I feel that that is what’s happening and not in, like now I have closed my practice, but I run Bowen college. So I teach a hands on therapy, which is the one thing in our social distancing that we can’t do. So I don’t know, don’t ask me how they’re doing, I’m in touch somewhat regularly. And it’s very frustrating because, you know, if you know that something can help and we’re actually not allowed to say…………….immune system, we’re not allowed to say anything that could help COVID-19 right. So even if we have 30 years plus experience helping people’s immune system, we literally have a gag order. So it’s very interesting this situation, but I think what it is doing is making people go, well, why or why is it not in the open?

Dr Manon (48:21):

Why can’t we talk? And who knows? I mean, this show could get put down too because I ask questions, you know, so, but Hey at some level we have to have conversations, otherwise it’s like, and I don’t know the answers of all things, but I can share how I came to have my vision of things just as you have.
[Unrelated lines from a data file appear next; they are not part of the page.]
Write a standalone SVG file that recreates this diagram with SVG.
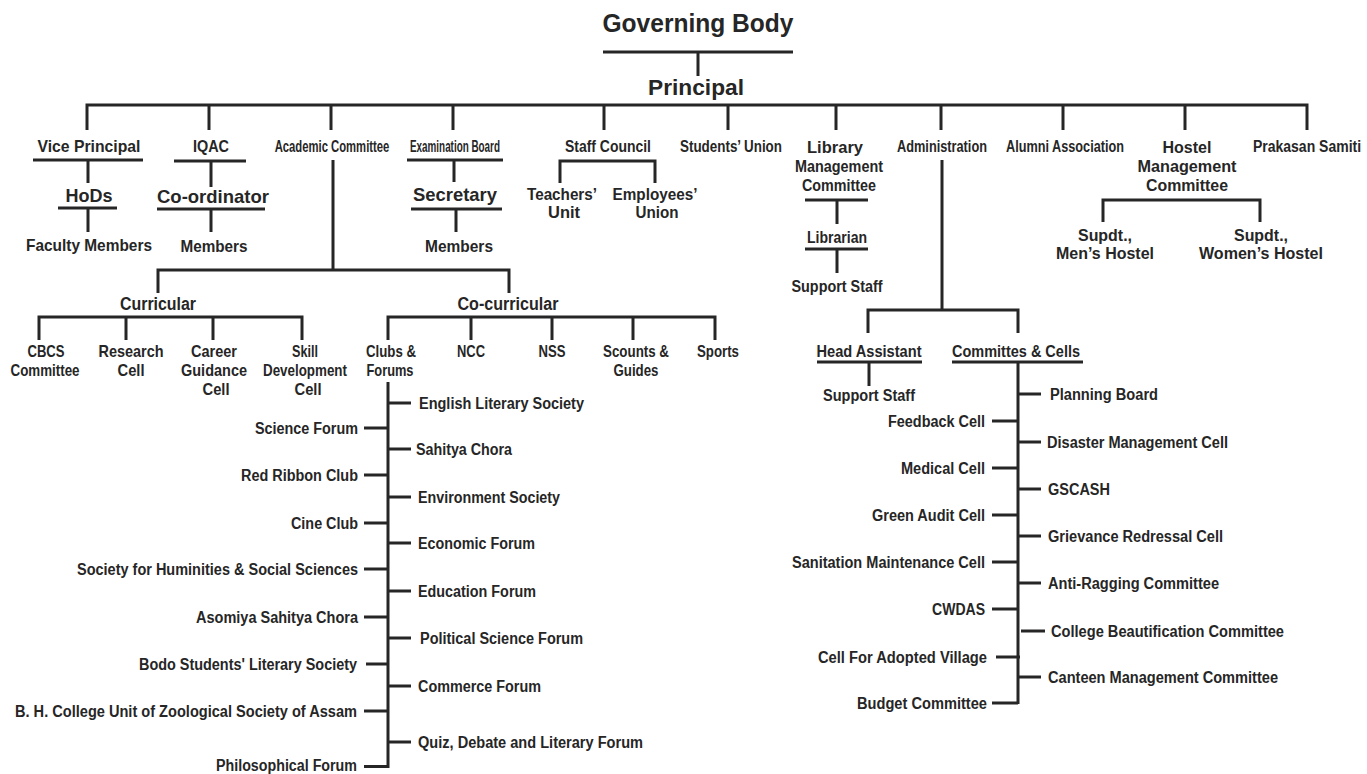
<svg xmlns="http://www.w3.org/2000/svg" width="1367" height="774" viewBox="0 0 1367 774">
<style>
.ln{stroke:#262626;stroke-width:3;fill:none;stroke-linecap:butt}
.t{font-family:"Liberation Sans",Arial,sans-serif;font-weight:bold;fill:#262626;font-size:17px}
.c{text-anchor:middle}
.e{text-anchor:end}
.s{font-size:16px}
</style>
<rect width="1367" height="774" fill="#ffffff"/>
<g id="connectors">
<path class="ln" d="M603 52H793M698 52V76"/>
<path class="ln" d="M87 130V105H1307V130M209 105V130M331 105V130M453 105V130M604 105V130M728 105V130M836 105V130M941 105V130M1063 105V130M1185 105V130"/>
<path class="ln" d="M33 160H143M88 160V183M58 208H117M88 208V232"/>
<path class="ln" d="M174 161H246M211 161V187M157 209H265M211 209V232"/>
<path class="ln" d="M333 160V270M158 293V270H509V293"/>
<path class="ln" d="M39 340V317H302V340M126 317V340M213 317V340"/>
<path class="ln" d="M388 340V317H715V340M471 317V340M552 317V340M633 317V340"/>
<path class="ln" d="M388 382V768"/>
<path class="ln" d="M388 403H411M388 449H411M388 497H411M388 543H411M388 591H411M388 638H411M388 686H411M388 742H411"/>
<path class="ln" d="M364 428H388M364 475H388M364 523H388M364 569H388M364 617H388M366 664H388M364 711H388M364 766.5H388"/>
<path class="ln" d="M407 160H503M454 160V182M411 209H502M456 209V232"/>
<path class="ln" d="M560 183V161H655V183"/>
<path class="ln" d="M805 200H868M837 200V224M805 249H868M837 249V273"/>
<path class="ln" d="M942 160V310M868 333V310H1018V333"/>
<path class="ln" d="M817 362H922M869 362V386"/>
<path class="ln" d="M952 362H1083M1018 362V704"/>
<path class="ln" d="M1018 394H1041M1018 442H1041M1018 489H1041M1018 536H1041M1018 583H1041M1021 631H1045M1018 677H1041"/>
<path class="ln" d="M992 421H1018M992 468H1018M992 515H1018M992 562H1018M992 609H1018M996 657H1020M992 703H1018"/>
<path class="ln" d="M1103 222V200H1260V222"/>
</g>
<g id="governing-body"><text class="t c" x="698" y="32" style="font-size:26px" textLength="191" lengthAdjust="spacingAndGlyphs">Governing Body</text></g>
<g id="principal"><text class="t c" x="696" y="95" style="font-size:22px" textLength="96" lengthAdjust="spacingAndGlyphs">Principal</text></g>
<g id="vice-principal"><text class="t c" x="89" y="152" textLength="103" lengthAdjust="spacingAndGlyphs">Vice Principal</text></g>
<g id="hods"><text class="t c" x="89" y="202" style="font-size:19px" textLength="47" lengthAdjust="spacingAndGlyphs">HoDs</text></g>
<g id="faculty-members"><text class="t c" x="89" y="251" textLength="126" lengthAdjust="spacingAndGlyphs">Faculty Members</text></g>
<g id="iqac"><text class="t c" x="211" y="152" textLength="36" lengthAdjust="spacingAndGlyphs">IQAC</text></g>
<g id="coordinator"><text class="t c" x="213" y="203" style="font-size:19px" textLength="112" lengthAdjust="spacingAndGlyphs">Co-ordinator</text></g>
<g id="iqac-members"><text class="t c" x="214" y="252" textLength="67" lengthAdjust="spacingAndGlyphs">Members</text></g>
<g id="academic-committee"><text class="t c" transform="translate(332 152) scale(0.664 1)" x="0" y="0">Academic Committee</text></g>
<g id="examination-board"><text class="t c" transform="translate(455 152) scale(0.581 1)" x="0" y="0">Examination Board</text></g>
<g id="secretary"><text class="t c" x="455" y="201" style="font-size:19px" textLength="84" lengthAdjust="spacingAndGlyphs">Secretary</text></g>
<g id="exam-members"><text class="t c" x="459" y="252" textLength="68" lengthAdjust="spacingAndGlyphs">Members</text></g>
<g id="staff-council"><text class="t c" x="608" y="152" textLength="86" lengthAdjust="spacingAndGlyphs">Staff Council</text></g>
<g id="teachers-unit"><text class="t c" x="562" y="200" textLength="70" lengthAdjust="spacingAndGlyphs">Teachers’</text><text class="t c" x="564" y="218" textLength="32" lengthAdjust="spacingAndGlyphs">Unit</text></g>
<g id="employees-union"><text class="t c" x="655" y="200" textLength="85" lengthAdjust="spacingAndGlyphs">Employees’</text><text class="t c" x="657" y="218" textLength="43" lengthAdjust="spacingAndGlyphs">Union</text></g>
<g id="students-union"><text class="t c" x="731" y="152" textLength="102" lengthAdjust="spacingAndGlyphs">Students’ Union</text></g>
<g id="library-committee"><text class="t c" x="835" y="153" textLength="56" lengthAdjust="spacingAndGlyphs">Library</text><text class="t c" x="839" y="172" textLength="88" lengthAdjust="spacingAndGlyphs">Management</text><text class="t c" x="839" y="191" textLength="74" lengthAdjust="spacingAndGlyphs">Committee</text></g>
<g id="librarian"><text class="t c" x="837" y="243" textLength="60" lengthAdjust="spacingAndGlyphs">Librarian</text></g>
<g id="library-support-staff"><text class="t c" x="837" y="292" textLength="91" lengthAdjust="spacingAndGlyphs">Support Staff</text></g>
<g id="administration"><text class="t c" x="942" y="152" textLength="90" lengthAdjust="spacingAndGlyphs">Administration</text></g>
<g id="alumni-association"><text class="t c" x="1065" y="152" textLength="118" lengthAdjust="spacingAndGlyphs">Alumni Association</text></g>
<g id="hostel-committee"><text class="t c" x="1187" y="153" textLength="49" lengthAdjust="spacingAndGlyphs">Hostel</text><text class="t c" x="1187" y="172" textLength="99" lengthAdjust="spacingAndGlyphs">Management</text><text class="t c" x="1187" y="191" textLength="82" lengthAdjust="spacingAndGlyphs">Committee</text></g>
<g id="prakasan-samiti"><text class="t c" transform="translate(1307 152) scale(0.824 1)" x="0" y="0">Prakasan Samiti</text></g>
<g id="supdt-men"><text class="t c" x="1105" y="241" textLength="54" lengthAdjust="spacingAndGlyphs">Supdt.,</text><text class="t c" x="1105" y="259" textLength="98" lengthAdjust="spacingAndGlyphs">Men’s Hostel</text></g>
<g id="supdt-women"><text class="t c" x="1261" y="241" textLength="54" lengthAdjust="spacingAndGlyphs">Supdt.,</text><text class="t c" x="1261" y="259" textLength="124" lengthAdjust="spacingAndGlyphs">Women’s Hostel</text></g>
<g id="curricular"><text class="t c" x="158" y="310" style="font-size:18px" textLength="76" lengthAdjust="spacingAndGlyphs">Curricular</text></g>
<g id="co-curricular"><text class="t c" x="508" y="310" style="font-size:18px" textLength="101" lengthAdjust="spacingAndGlyphs">Co-curricular</text></g>
<g id="cbcs"><text class="t c" x="46" y="357" textLength="37" lengthAdjust="spacingAndGlyphs">CBCS</text><text class="t c" x="45" y="376" textLength="69" lengthAdjust="spacingAndGlyphs">Committee</text></g>
<g id="research-cell"><text class="t c" x="131" y="357" textLength="65" lengthAdjust="spacingAndGlyphs">Research</text><text class="t c" x="131" y="376" textLength="27" lengthAdjust="spacingAndGlyphs">Cell</text></g>
<g id="career-guidance"><text class="t c" x="214" y="357" textLength="46" lengthAdjust="spacingAndGlyphs">Career</text><text class="t c" x="214" y="376" textLength="66" lengthAdjust="spacingAndGlyphs">Guidance</text><text class="t c" x="216" y="395" textLength="27" lengthAdjust="spacingAndGlyphs">Cell</text></g>
<g id="skill-development"><text class="t c" x="305" y="357" textLength="26" lengthAdjust="spacingAndGlyphs">Skill</text><text class="t c" x="305" y="376" textLength="84" lengthAdjust="spacingAndGlyphs">Development</text><text class="t c" x="308" y="395" textLength="27" lengthAdjust="spacingAndGlyphs">Cell</text></g>
<g id="clubs-forums"><text class="t c" x="391" y="357" textLength="50" lengthAdjust="spacingAndGlyphs">Clubs &amp;</text><text class="t c" x="390" y="376" textLength="47" lengthAdjust="spacingAndGlyphs">Forums</text></g>
<g id="ncc"><text class="t c" x="471" y="357" textLength="28" lengthAdjust="spacingAndGlyphs">NCC</text></g>
<g id="nss"><text class="t c" x="552" y="357" textLength="27" lengthAdjust="spacingAndGlyphs">NSS</text></g>
<g id="scouts-guides"><text class="t c" x="636" y="357" textLength="66" lengthAdjust="spacingAndGlyphs">Scounts &amp;</text><text class="t c" x="636" y="376" textLength="45" lengthAdjust="spacingAndGlyphs">Guides</text></g>
<g id="sports"><text class="t c" x="718" y="357" textLength="42" lengthAdjust="spacingAndGlyphs">Sports</text></g>
<g id="clubs-right">
<text class="t s" x="419" y="409" textLength="165" lengthAdjust="spacingAndGlyphs">English Literary Society</text>
<text class="t s" x="416" y="455" textLength="96" lengthAdjust="spacingAndGlyphs">Sahitya Chora</text>
<text class="t s" x="418" y="503" textLength="142" lengthAdjust="spacingAndGlyphs">Environment Society</text>
<text class="t s" x="418" y="549" textLength="117" lengthAdjust="spacingAndGlyphs">Economic Forum</text>
<text class="t s" x="418" y="597" textLength="118" lengthAdjust="spacingAndGlyphs">Education Forum</text>
<text class="t s" x="420" y="644" textLength="163" lengthAdjust="spacingAndGlyphs">Political Science Forum</text>
<text class="t s" x="418" y="692" textLength="123" lengthAdjust="spacingAndGlyphs">Commerce Forum</text>
<text class="t s" x="418" y="748" textLength="225" lengthAdjust="spacingAndGlyphs">Quiz, Debate and Literary Forum</text>
</g>
<g id="clubs-left">
<text class="t s e" x="358" y="434" textLength="103" lengthAdjust="spacingAndGlyphs">Science Forum</text>
<text class="t s e" x="358" y="481" textLength="117" lengthAdjust="spacingAndGlyphs">Red Ribbon Club</text>
<text class="t s e" x="358" y="529" textLength="67" lengthAdjust="spacingAndGlyphs">Cine Club</text>
<text class="t s e" x="358" y="575" textLength="281" lengthAdjust="spacingAndGlyphs">Society for Huminities &amp; Social Sciences</text>
<text class="t s e" x="358" y="623" textLength="162" lengthAdjust="spacingAndGlyphs">Asomiya Sahitya Chora</text>
<text class="t s e" x="357" y="670" textLength="218" lengthAdjust="spacingAndGlyphs">Bodo Students' Literary Society</text>
<text class="t s e" x="357" y="717" textLength="342" lengthAdjust="spacingAndGlyphs">B. H. College Unit of Zoological Society of Assam</text>
<text class="t s e" x="357" y="771" textLength="141" lengthAdjust="spacingAndGlyphs">Philosophical Forum</text>
</g>
<g id="head-assistant"><text class="t c" x="869" y="357" textLength="105" lengthAdjust="spacingAndGlyphs">Head Assistant</text></g>
<g id="admin-support-staff"><text class="t c" x="869" y="401" textLength="92" lengthAdjust="spacingAndGlyphs">Support Staff</text></g>
<g id="committees-cells"><text class="t c" x="1016" y="357" textLength="128" lengthAdjust="spacingAndGlyphs">Committes &amp; Cells</text></g>
<g id="cells-right">
<text class="t s" x="1050" y="400" textLength="108" lengthAdjust="spacingAndGlyphs">Planning Board</text>
<text class="t s" x="1047" y="448" textLength="181" lengthAdjust="spacingAndGlyphs">Disaster Management Cell</text>
<text class="t s" x="1048" y="495" textLength="62" lengthAdjust="spacingAndGlyphs">GSCASH</text>
<text class="t s" x="1048" y="542" textLength="175" lengthAdjust="spacingAndGlyphs">Grievance Redressal Cell</text>
<text class="t s" x="1048" y="589" textLength="171" lengthAdjust="spacingAndGlyphs">Anti-Ragging Committee</text>
<text class="t s" x="1051" y="637" textLength="233" lengthAdjust="spacingAndGlyphs">College Beautification Committee</text>
<text class="t s" x="1048" y="683" textLength="230" lengthAdjust="spacingAndGlyphs">Canteen Management Committee</text>
</g>
<g id="cells-left">
<text class="t s e" x="985" y="427" textLength="97" lengthAdjust="spacingAndGlyphs">Feedback Cell</text>
<text class="t s e" x="985" y="474" textLength="84" lengthAdjust="spacingAndGlyphs">Medical Cell</text>
<text class="t s e" x="985" y="521" textLength="113" lengthAdjust="spacingAndGlyphs">Green Audit Cell</text>
<text class="t s e" x="985" y="568" textLength="193" lengthAdjust="spacingAndGlyphs">Sanitation Maintenance Cell</text>
<text class="t s e" x="985" y="615" textLength="53" lengthAdjust="spacingAndGlyphs">CWDAS</text>
<text class="t s e" x="987" y="663" textLength="169" lengthAdjust="spacingAndGlyphs">Cell For Adopted Village</text>
<text class="t s e" x="987" y="709" textLength="130" lengthAdjust="spacingAndGlyphs">Budget Committee</text>
</g>
</svg>
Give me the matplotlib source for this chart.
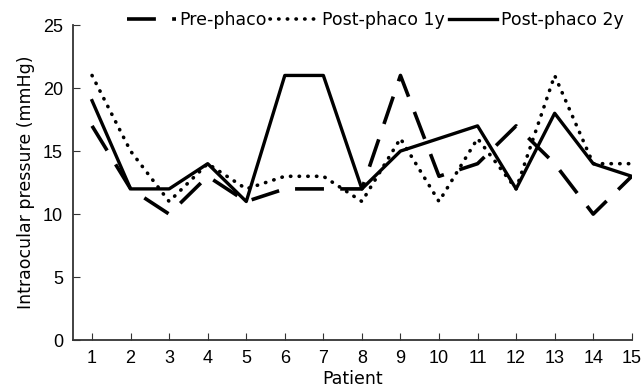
from matplotlib import pyplot as plt
import numpy as np

plt.rcParams['font.family'] = ['Liberation Sans', 'DejaVu Sans']

patients = np.arange(1, 16)
pre = [17, 12, 10, 13, 11, 12, 12, 12, 21, 13, 14, 17, 14, 10, 13]
post1 = [21, 15, 11, 14, 12, 13, 13, 11, 16, 11, 16, 12, 21, 14, 14]
post2 = [19, 12, 12, 14, 11, 21, 21, 12, 15, 16, 17, 12, 18, 14, 13]

fig = plt.figure(figsize=(6.44, 3.91), dpi=100)
ax = fig.add_axes([0.113, 0.130, 0.868, 0.806])

ax.plot(patients, pre, color='black', lw=2.6, dashes=(8, 4.5), label='Pre-phaco')
ax.plot(patients, post1, color='black', lw=2.6, dashes=(0.1, 2.3),
        dash_capstyle='round', label='Post-phaco 1y')
ax.plot(patients, post2, color='black', lw=2.4, label='Post-phaco 2y')

ax.set_xlim(0.5, 15)
ax.set_ylim(0, 25)
ax.set_xticks(patients)
ax.set_yticks(range(0, 26, 5))
ax.tick_params(direction='in', length=5, color='#333333', labelsize=13, pad=7)
for s in ['top', 'right']:
    ax.spines[s].set_visible(False)
for s in ['left', 'bottom']:
    ax.spines[s].set_color('#333333')
    ax.spines[s].set_linewidth(1.3)
ax.set_xlabel('Patient', fontsize=12.5, family='DejaVu Sans', labelpad=2)
ax.set_ylabel('Intraocular pressure (mmHg)', fontsize=12.5, family='DejaVu Sans',
              labelpad=6)

fig.legend(loc='center', bbox_to_anchor=(0.583, 0.949), ncol=3, frameon=False,
           prop={'family': 'DejaVu Sans', 'size': 12.5},
           handlelength=2.8, columnspacing=0.2, handletextpad=0.2)

plt.savefig('out.png', dpi=100)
And I think we need to, to wake people up to just share it. I mean, we are not responsible for them or people seeing this, but the right time, the right place, it may make somebody wonder, maybe there’s another solution.

Kate Kunkel (49:03):

They don’t have any, any exposure to it. They don’t even have the chance to make that decision.

Dr Manon (49:08):

Exactly and some people find their path, but we can accelerate it. And I think this in some weird ways has accelerated it,

Kate Kunkel (49:18):

I’m really getting a lot more people interested in even talking about the, the Alzheimer’s they’re like, okay, so maybe there is something besides Aricept, possibly this is weird. We’re a will over our time, but it was been so lovely having this conversation. Thank you. Thank you. I really appreciate your time

Dr Manon (49:47):

And everything you have to share. And then definitely send us links and information that we can also place when this goes live.

Speaker 2 (49:57):

Thank you so much. I really appreciate the opportunity.